Now, we're ready to execute the primary RIPSeeker function, appropriately called ripSeek(). Since it takes so many options, we're going to declare a bunch of variables before executing the command, and then have the command refer back to those already-declared variables. This is what it would look like:

> binSize=200  #Set the bin size, or have it be found automatically (between 200 and 1200 bp)
> cNAME="input"  #Which files are input
> genomeBuild = "hg19"   #Genome to use
> outDir <- file.path(getwd())  #Output file prefix (here, the current directory)
> reverseComplement = FALSE   #Do not reverse complement BAM entries
> uniqueHit = FALSE   #If TRUE, use only unique hits to train initial model
> assignMultihits = FALSE  #If TRUE and uniqueHit is TRUE, assign multi-hits to regions based on initial model
> rerunWithDisambiguatedMultihits = FALSE   #If TRUE and prior two options are TRUE, re-train model after multi-hit assignment
 
> seekOut.AGO2 <- ripSeek(bamPath = bamFiles, cNAME = cNAME, reverseComplement = FALSE, genomeBuild = "hg19", \
uniqueHit = FALSE, assignMultihits = FALSE, rerunWithDisambiguatedMultihits = FALSE, binSize=binSize, outDir=outDir)

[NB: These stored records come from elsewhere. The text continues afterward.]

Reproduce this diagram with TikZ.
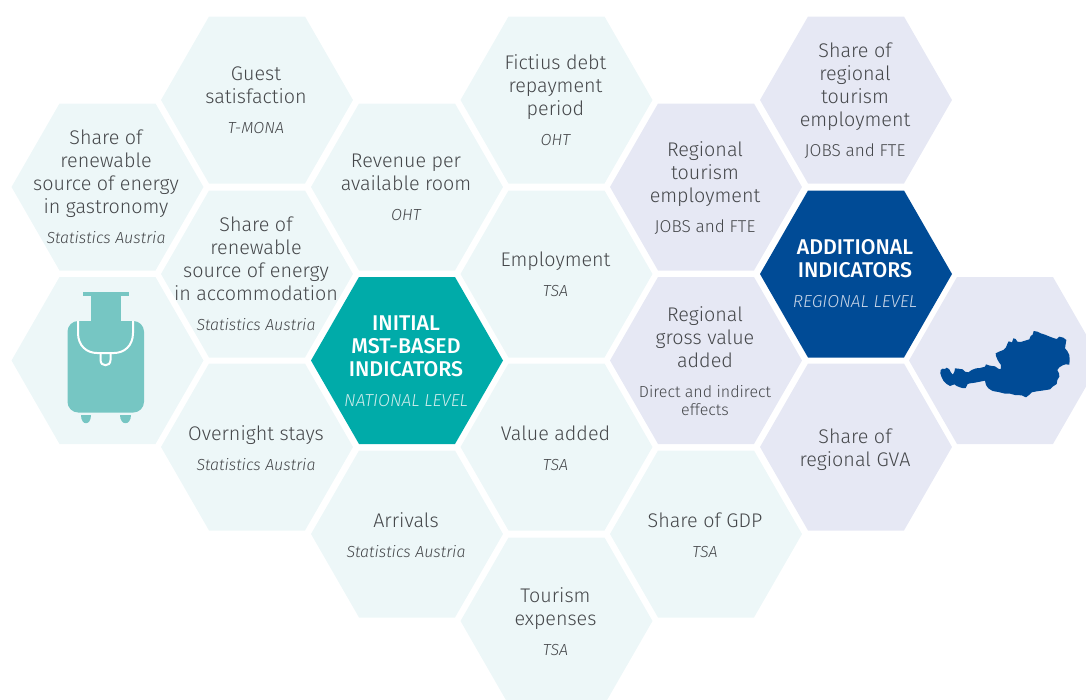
\documentclass[tikz,border=0pt]{standalone}
\usepackage{fontspec}
\setmainfont{Fira Sans}[UprightFont=* Light,ItalicFont=* Light Italic,BoldFont=* Medium]
\definecolor{hexteal}{HTML}{EDF7F8}
\definecolor{hexlav}{HTML}{E6E8F4}
\definecolor{hexmain}{HTML}{00ABA9}
\definecolor{hexblue}{HTML}{004B96}
\definecolor{bagcol}{HTML}{76C6C3}
\definecolor{txtgray}{HTML}{45474A}
\definecolor{subteal}{HTML}{CFEDEC}
\definecolor{subblue}{HTML}{C9D6E8}
\newcommand{\hexcell}[3]{\fill[#3] (#1-96,#2) -- (#1-48,#2-83.5) -- (#1+48,#2-83.5) -- (#1+96,#2) -- (#1+48,#2+83.5) -- (#1-48,#2+83.5) -- cycle;}
\tikzset{
  x=0.75pt,y=-0.75pt,
  lbl/.style={inner sep=0pt,align=center,text=txtgray,font=\fontsize{14.8}{17.25}\selectfont,execute at begin node=\strut,execute at end node=\strut},
  src/.style={inner sep=0pt,yshift=-0.7pt,align=center,text=txtgray,font=\fontsize{12}{13.5}\selectfont\itshape,execute at begin node=\strut,execute at end node=\strut},
  srcup/.style={src,font=\fontsize{12}{13.5}\selectfont},
  srccaps/.style={src,font=\fontsize{12.9}{13.5}\selectfont},
  headl/.style={lbl,text=white,font=\fontsize{16}{17.25}\selectfont\bfseries},
  headsub/.style={src,font=\fontsize{13}{13.5}\selectfont\itshape}
}
\begin{document}
\begin{tikzpicture}
\useasboundingbox (0,0) rectangle (1086,700);
\clip (0,0) rectangle (1086,700);
% teal cells
\hexcell{107.5}{187}{hexteal}
\hexcell{107.5}{360.5}{hexteal}
\hexcell{257}{100}{hexteal}
\hexcell{257}{274}{hexteal}
\hexcell{257}{447}{hexteal}
\hexcell{407}{187}{hexteal}
\hexcell{407}{534}{hexteal}
\hexcell{556.5}{100}{hexteal}
\hexcell{556.5}{274}{hexteal}
\hexcell{556.5}{447}{hexteal}
\hexcell{556.5}{621}{hexteal}
\hexcell{706}{534}{hexteal}
% lavender cells
\hexcell{706}{187}{hexlav}
\hexcell{706}{360.5}{hexlav}
\hexcell{856}{100}{hexlav}
\hexcell{856}{447}{hexlav}
\hexcell{1005}{360.5}{hexlav}
% highlighted cells
\hexcell{407}{360.5}{hexmain}
\hexcell{856}{274}{hexblue}
% suitcase
\fill[bagcol] (83,292) rectangle (128.5,296);
\fill[bagcol] (91,296) rectangle (120.5,321);
\fill[bagcol,rounded corners=8pt] (67.5,321) rectangle (144,412.5);
\draw[white,line width=1.5pt] (78,321) -- (78,333) .. controls (78,346) and (87,353) .. (97,353) -- (114,353) .. controls (124,353) and (133,346) .. (133,333) -- (133,321);
\draw[white,line width=1.5pt] (100.5,354) -- (100.5,360) .. controls (100.5,367) and (110.5,367) .. (110.5,360) -- (110.5,354);
\fill[bagcol] (80.5,415) -- (91,415) .. controls (91,425.5) and (80.5,425.5) .. (80.5,415) -- cycle;
\fill[bagcol] (120,415) -- (130.5,415) .. controls (130.5,425.5) and (120,425.5) .. (120,415) -- cycle;
% Austria
\fill[hexblue,shift={(900,270)},x=0.25pt,y=-0.25pt] (122,300) -- (128,296) -- (135,297) -- (140,293) -- (148,298) -- (152,306) -- (158,314) -- (163,306) -- (165,295) -- (175,296) -- (188,298) -- (195,305) -- (205,307) -- (215,300) -- (228,295) -- (240,294) -- (255,290) -- (258,283) -- (270,287) -- (285,289) -- (295,296) -- (302,298) -- (303,285) -- (297,277) -- (292,268) -- (288,258) -- (287,250) -- (297,245) -- (310,240) -- (318,232) -- (322,222) -- (326,214) -- (336,217) -- (340,205) -- (347,207) -- (352,215) -- (362,216) -- (375,212) -- (388,208) -- (392,198) -- (398,194) -- (401,183) -- (412,185) -- (422,190) -- (435,194) -- (447,199) -- (460,204) -- (470,207) -- (478,200) -- (490,203) -- (499,210) -- (497,222) -- (495,235) -- (502,243) -- (508,255) -- (509,270) -- (508,284) -- (497,283) -- (488,286) -- (478,292) -- (472,300) -- (477,310) -- (478,320) -- (472,330) -- (470,342) -- (458,350) -- (450,358) -- (438,360) -- (425,362) -- (410,364) -- (395,367) -- (387,375) -- (378,382) -- (365,376) -- (345,375) -- (330,371) -- (315,371) -- (295,366) -- (278,363) -- (265,355) -- (258,345) -- (255,332) -- (240,335) -- (225,338) -- (210,340) -- (203,342) -- (197,354) -- (187,354) -- (180,352) -- (170,348) -- (163,343) -- (150,348) -- (140,342) -- (130,332) -- (125,322) -- (121,310) -- cycle;
% labels
\node[lbl] (a1) at (106,175) {Share of\\renewable\\source of energy\\in gastronomy};
\node[src] (a1s) at (106,239) {Statistics Austria};
\node[lbl] (b1) at (256,88.5) {Guest\\satisfaction};
\node[src] (b1s) at (256,129) {T-MONA};
\node[lbl] (b2) at (256,262) {Share of\\renewable\\source of energy\\in accommodation};
\node[src] (b2s) at (256,326) {Statistics Austria};
\node[lbl] (b3) at (256,436) {Overnight stays};
\node[src] (b3s) at (256,466) {Statistics Austria};
\node[lbl] (c1) at (406,175.5) {Revenue per\\available room};
\node[src] (c1s) at (406,216) {OHT};
\node[headl] (c2) at (406,349.5) {INITIAL\\MST-BASED\\INDICATORS};
\node[headsub,text=subteal] (c2s) at (406,402) {NATIONAL LEVEL};
\node[lbl] (c3) at (406,523) {Arrivals};
\node[src] (c3s) at (406,553) {Statistics Austria};
\node[lbl] (d1) at (555.5,88.5) {Fictius debt\\repayment\\period};
\node[src] (d1s) at (555.5,141) {OHT};
\node[lbl] (d2) at (555.5,262) {Employment};
\node[src] (d2s) at (555.5,292) {TSA};
\node[lbl] (d3) at (555.5,436) {Value added};
\node[src] (d3s) at (555.5,466) {TSA};
\node[lbl] (d4) at (555.5,610) {Tourism\\expenses};
\node[src] (d4s) at (555.5,651) {TSA};
\node[lbl] (e1) at (705,175.5) {Regional\\tourism\\employment};
\node[srccaps] (e1s) at (705,228) {JOBS and FTE};
\node[lbl] (e2) at (705,340.5) {Regional\\gross value\\added};
\node[srcup] (e2s) at (705,402) {Direct and indirect\\effects};
\node[lbl] (e3) at (705,523) {Share of GDP};
\node[src] (e3s) at (705,553) {TSA};
\node[lbl] (f1) at (855,88) {Share of\\regional\\tourism\\employment};
\node[srccaps] (f1s) at (855,152) {JOBS and FTE};
\node[headl] (f2) at (855,262) {ADDITIONAL\\INDICATORS};
\node[headsub,text=subblue] (f2s) at (855,303) {REGIONAL LEVEL};
\node[lbl] (f3) at (855,451) {Share of\\regional GVA};
\end{tikzpicture}
\end{document}
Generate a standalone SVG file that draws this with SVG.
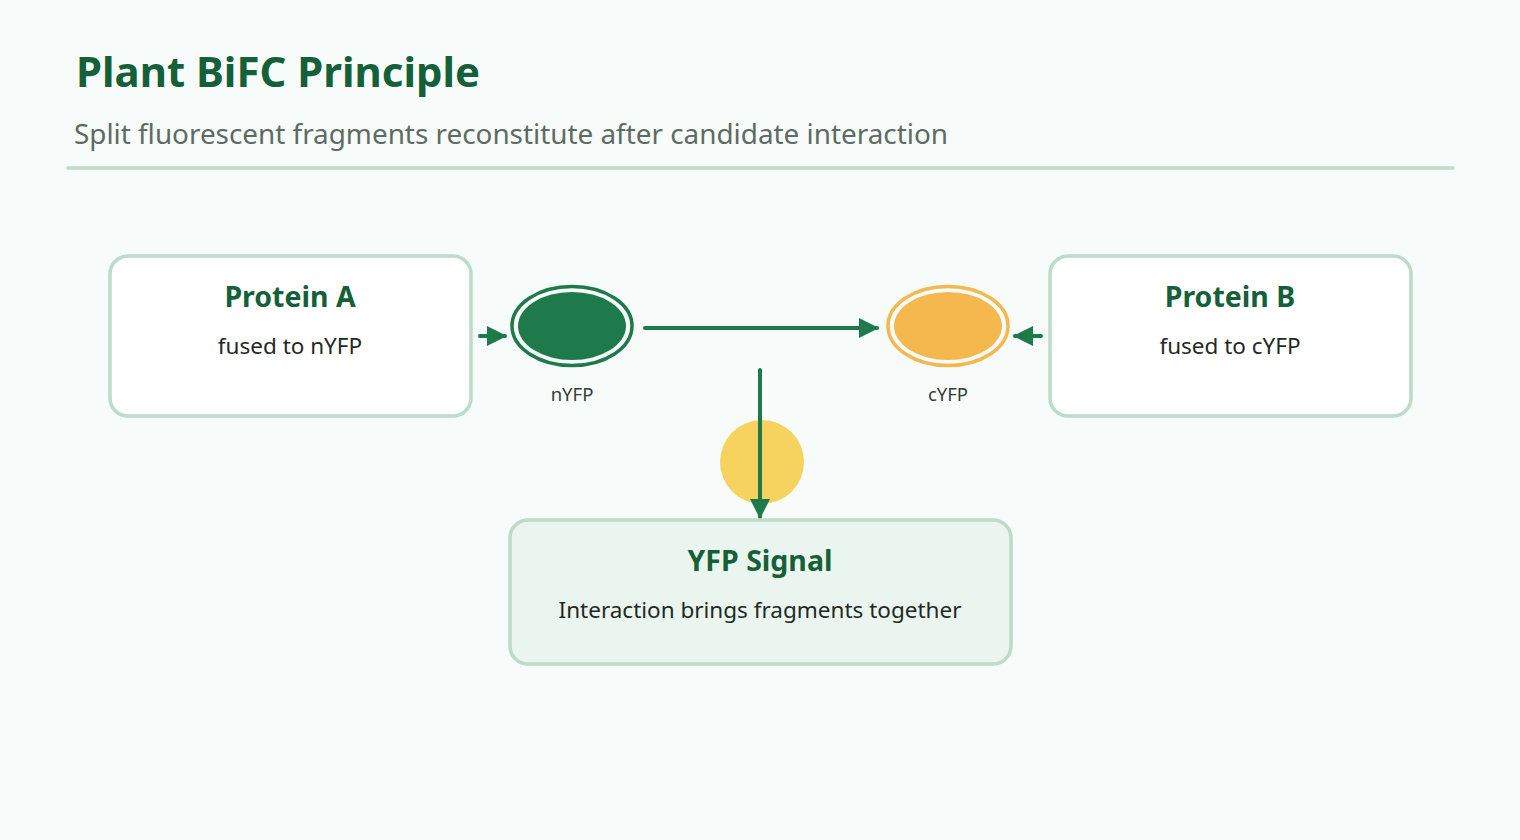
<svg xmlns="http://www.w3.org/2000/svg" width="1520" height="840" viewBox="0 0 1520 840">
<defs>
<marker id="arr" viewBox="0 0 20 20" refX="18" refY="10" markerWidth="20" markerHeight="20" markerUnits="userSpaceOnUse" orient="auto">
<path d="M0,0 L20,10 L0,20 Z" fill="#1e7a4a"/>
</marker>
<style>
.box{fill:#ffffff;stroke:#bddbc9;stroke-width:3.5}
.sig{fill:#ebf5ef;stroke:#bddbc9;stroke-width:3.5}
.h{font-family:"Noto Sans","Open Sans",sans-serif;font-weight:700;font-size:28.5px;fill:#155f39;text-anchor:middle}
.s{font-family:"Noto Sans","Open Sans",sans-serif;font-size:22.5px;fill:#1f2a24;text-anchor:middle}
.lbl{font-family:"Noto Sans","Open Sans",sans-serif;font-size:18.5px;fill:#333d37;text-anchor:middle}
.con{stroke:#1e7a4a;stroke-width:4;stroke-linecap:round;fill:none}
</style>
</defs>
<rect x="0" y="0" width="1520" height="840" fill="#f7fcfa"/>
<g id="header">
<text x="76" y="87" font-family="'Noto Sans','Open Sans',sans-serif" font-weight="700" font-size="41" fill="#155f39" textLength="404" lengthAdjust="spacingAndGlyphs">Plant BiFC Principle</text>
<text x="74" y="144" font-family="'Noto Sans','Open Sans',sans-serif" font-size="27" fill="#5d6b63" textLength="874" lengthAdjust="spacingAndGlyphs">Split fluorescent fragments reconstitute after candidate interaction</text>
<line x1="68" y1="168" x2="1453" y2="168" stroke="#bddbc9" stroke-width="3.5" stroke-linecap="round"/>
</g>
<g id="signal-glow">
<circle cx="762" cy="462" r="42" fill="#f6d35e"/>
</g>
<g id="connectors">
<line class="con" x1="480" y1="336" x2="505" y2="336" marker-end="url(#arr)"/>
<line class="con" x1="1041" y1="336" x2="1015" y2="336" marker-end="url(#arr)"/>
<line class="con" x1="645" y1="328" x2="877" y2="328" marker-end="url(#arr)"/>
<line class="con" x1="760" y1="370" x2="760" y2="517" marker-end="url(#arr)"/>
</g>
<g id="protein-a">
<rect class="box" x="110" y="256" width="361" height="160" rx="18"/>
<text class="h" x="290" y="307">Protein A</text>
<text class="s" x="290" y="354">fused to nYFP</text>
</g>
<g id="protein-b">
<rect class="box" x="1050" y="256" width="361" height="160" rx="18"/>
<text class="h" x="1230" y="307">Protein B</text>
<text class="s" x="1230" y="354">fused to cYFP</text>
</g>
<g id="nyfp">
<ellipse cx="572" cy="326" rx="60" ry="39.5" fill="none" stroke="#1e7a4a" stroke-width="3.5"/>
<ellipse cx="572" cy="326" rx="54" ry="34" fill="#1e7a4a"/>
<text class="lbl" x="572" y="401">nYFP</text>
</g>
<g id="cyfp">
<ellipse cx="948" cy="326" rx="60" ry="39.5" fill="none" stroke="#f4b84e" stroke-width="3.5"/>
<ellipse cx="948" cy="326" rx="54" ry="34" fill="#f4b84e"/>
<text class="lbl" x="948" y="401">cYFP</text>
</g>
<g id="yfp-signal">
<rect class="sig" x="510" y="520" width="501" height="144" rx="18"/>
<text class="h" x="760" y="571">YFP Signal</text>
<text class="s" x="760" y="618">Interaction brings fragments together</text>
</g>
</svg>
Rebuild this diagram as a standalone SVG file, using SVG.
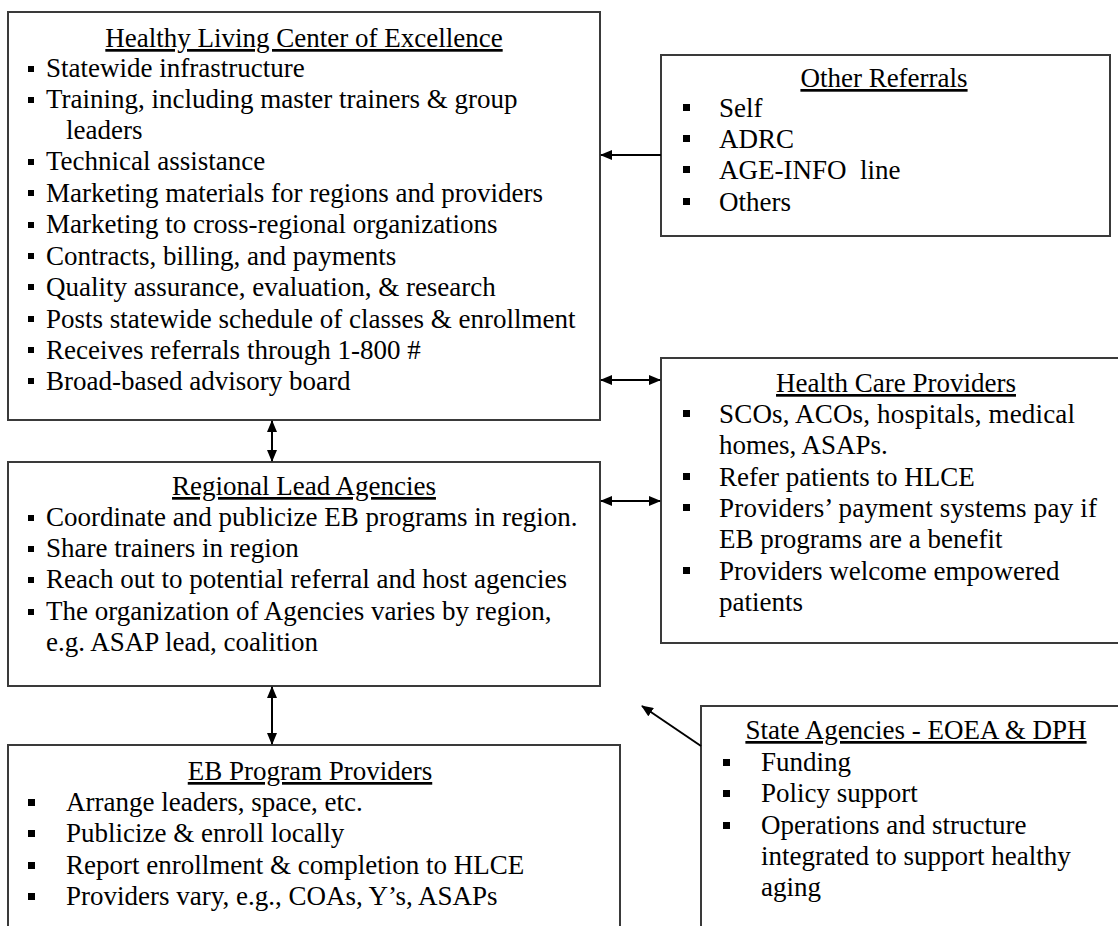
<svg xmlns="http://www.w3.org/2000/svg" width="1118" height="926" viewBox="0 0 1118 926">
<style>
.box{fill:#fff;stroke:#3a3a3a;stroke-width:2}
text{font-family:"Liberation Serif","Times New Roman",serif;font-size:27px;fill:#000}
.title{text-anchor:middle;text-decoration:underline}
.b{fill:#000}
.con{stroke:#000;stroke-width:2;fill:none}
</style>
<defs>
<marker id="ah" viewBox="0 0 12 10" refX="11" refY="5" markerWidth="12" markerHeight="10" markerUnits="userSpaceOnUse" orient="auto-start-reverse">
<path d="M0,0 L12,5 L0,10 z" fill="#000"/>
</marker>
</defs>
<rect width="1118" height="926" fill="#fff"/>

<g id="hlce">
<rect class="box" x="8" y="12" width="592" height="408"/>
<text class="title" x="304" y="47">Healthy Living Center of Excellence</text>
<g class="b">
<rect x="28" y="66" width="6" height="6"/><rect x="28" y="97" width="6" height="6"/><rect x="28" y="159" width="6" height="6"/><rect x="28" y="190" width="6" height="6"/><rect x="28" y="222" width="6" height="6"/><rect x="28" y="253" width="6" height="6"/><rect x="28" y="284" width="6" height="6"/><rect x="28" y="316" width="6" height="6"/><rect x="28" y="347" width="6" height="6"/><rect x="28" y="378" width="6" height="6"/>
</g>
<text x="46" y="77">Statewide infrastructure</text>
<text x="46" y="108">Training, including master trainers &amp; group</text>
<text x="66" y="139">leaders</text>
<text x="46" y="170">Technical assistance</text>
<text x="46" y="202">Marketing materials for regions and providers</text>
<text x="46" y="233">Marketing to cross-regional organizations</text>
<text x="46" y="265">Contracts, billing, and payments</text>
<text x="46" y="296">Quality assurance, evaluation, &amp; research</text>
<text x="46" y="328">Posts statewide schedule of classes &amp; enrollment</text>
<text x="46" y="359">Receives referrals through 1-800 #</text>
<text x="46" y="390">Broad-based advisory board</text>
</g>

<g id="other-referrals">
<rect class="box" x="661" y="55" width="449" height="181"/>
<text class="title" x="884" y="87">Other Referrals</text>
<g class="b">
<rect x="683" y="104" width="7" height="7"/><rect x="683" y="135" width="7" height="7"/><rect x="683" y="166" width="7" height="7"/><rect x="683" y="198" width="7" height="7"/>
</g>
<text x="719" y="117">Self</text>
<text x="719" y="148">ADRC</text>
<text x="719" y="179" xml:space="preserve">AGE-INFO  line</text>
<text x="719" y="211">Others</text>
</g>

<g id="health-care-providers">
<rect class="box" x="661" y="358" width="470" height="285"/>
<text class="title" x="896" y="392">Health Care Providers</text>
<g class="b">
<rect x="683" y="410" width="7" height="7"/><rect x="683" y="473" width="7" height="7"/><rect x="683" y="504" width="7" height="7"/><rect x="683" y="567" width="7" height="7"/>
</g>
<text x="719" y="423" textLength="356" lengthAdjust="spacing">SCOs, ACOs, hospitals, medical</text>
<text x="719" y="454">homes, ASAPs.</text>
<text x="719" y="486">Refer patients to HLCE</text>
<text x="719" y="517" textLength="378" lengthAdjust="spacing">Providers’ payment systems pay if</text>
<text x="719" y="548">EB programs are a benefit</text>
<text x="719" y="580">Providers welcome empowered</text>
<text x="719" y="611">patients</text>
</g>

<g id="regional-lead-agencies">
<rect class="box" x="8" y="462" width="592" height="224"/>
<text class="title" x="304" y="495">Regional Lead Agencies</text>
<g class="b">
<rect x="28" y="515" width="6" height="6"/><rect x="28" y="546" width="6" height="6"/><rect x="28" y="577" width="6" height="6"/><rect x="28" y="609" width="6" height="6"/>
</g>
<text x="46" y="526">Coordinate and publicize EB programs in region.</text>
<text x="46" y="557">Share trainers in region</text>
<text x="46" y="588">Reach out to potential referral and host agencies</text>
<text x="46" y="620">The organization of Agencies varies by region,</text>
<text x="46" y="651">e.g. ASAP lead, coalition</text>
</g>

<g id="eb-program-providers">
<rect class="box" x="8" y="745" width="612" height="200"/>
<text class="title" x="310" y="780">EB Program Providers</text>
<g class="b">
<rect x="28" y="799" width="7" height="7"/><rect x="28" y="830" width="7" height="7"/><rect x="28" y="862" width="7" height="7"/><rect x="28" y="893" width="7" height="7"/>
</g>
<text x="66" y="811">Arrange leaders, space, etc.</text>
<text x="66" y="842">Publicize &amp; enroll locally</text>
<text x="66" y="874">Report enrollment &amp; completion to HLCE</text>
<text x="66" y="905">Providers vary, e.g., COAs, Y’s, ASAPs</text>
</g>

<g id="state-agencies">
<rect class="box" x="701" y="706" width="430" height="240"/>
<text class="title" x="916" y="739">State Agencies - EOEA &amp; DPH</text>
<g class="b">
<rect x="723" y="759" width="7" height="7"/><rect x="723" y="790" width="7" height="7"/><rect x="723" y="822" width="7" height="7"/>
</g>
<text x="761" y="771">Funding</text>
<text x="761" y="802">Policy support</text>
<text x="761" y="834">Operations and structure</text>
<text x="761" y="865">integrated to support healthy</text>
<text x="761" y="896">aging</text>
</g>

<g id="connectors">
<line class="con" x1="661" y1="155" x2="601" y2="155" marker-end="url(#ah)"/>
<line class="con" x1="601" y1="380" x2="660" y2="380" marker-start="url(#ah)" marker-end="url(#ah)"/>
<line class="con" x1="601" y1="501" x2="660" y2="501" marker-start="url(#ah)" marker-end="url(#ah)"/>
<line class="con" x1="272" y1="421" x2="272" y2="461" marker-start="url(#ah)" marker-end="url(#ah)"/>
<line class="con" x1="272" y1="687" x2="272" y2="744" marker-start="url(#ah)" marker-end="url(#ah)"/>
<line class="con" x1="701" y1="746" x2="642" y2="706" marker-end="url(#ah)"/>
</g>
</svg>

The way we're going to run this at TACC is by having the actual R commands in a script called ripseeker_script.R, which is then called by a commands file using Rscript, which is a utility to run R scripts from the command line (or, in this case, a batch job) when it can't be interactive.

$BI/bin/launcher_creator.py -n ripseeker -t 01:00:00 -j ripseeker.cmds -q development -a CCBB
qsub ripseeker.sge

The output should deposit two files in your current directory:

RIPregions.gff3
seekOutput.RData

The important file is RIPregions.gff3, which is a coordinate file of the regions predicted to be enriched in the IP. Because of the extremely slimmed-down dataset we used, there is only one peak, but this pipeline (with more reads that are actually real) would produce a file that is more interesting. The seekOutput.Rdata file is HUGE, but it can be loaded directly back into R. This is useful if you want to take the coordinate intervals in the GFF file (for example) and do something else with them.

So, now that you've generated all this data, go ahead and look at what the single peak is!

Click here to expand...

cat RIPregions.gff3
chr19	rtracklayer	sequence_feature	47545201	47545400	.	*	.	count=829; fpk=4145; logOddScore=65.8422503917559; pval=0; pvalAdj=0; CTL_count=1491; CTL_fpk=7455; CTL_logOddScore=-61.5676075214777; eFDR=0

Go here to look at it in the genome browser - see anything interesting?

Alternatives

We could have added these lines to the ripseeker_script.R file:

> biocLite("ChIPpeakAnno")
> library(ChIPpeakAnno)
 
> biomart="ensembl"   #Source of genome annotations
> biomaRt_dataset="hsapiens_gene_ensembl"   #Specific dataset from biomaRt source
> goAnno="org.Hs.eg.db"   #Annotation database

Which would automatically annotate the resulting peak coordinates with their gene names. We didn't do this because the package that is used, ChIPpeakAnno, has quite a few dependencies and takes a while to download (maybe ~15 minutes) and run.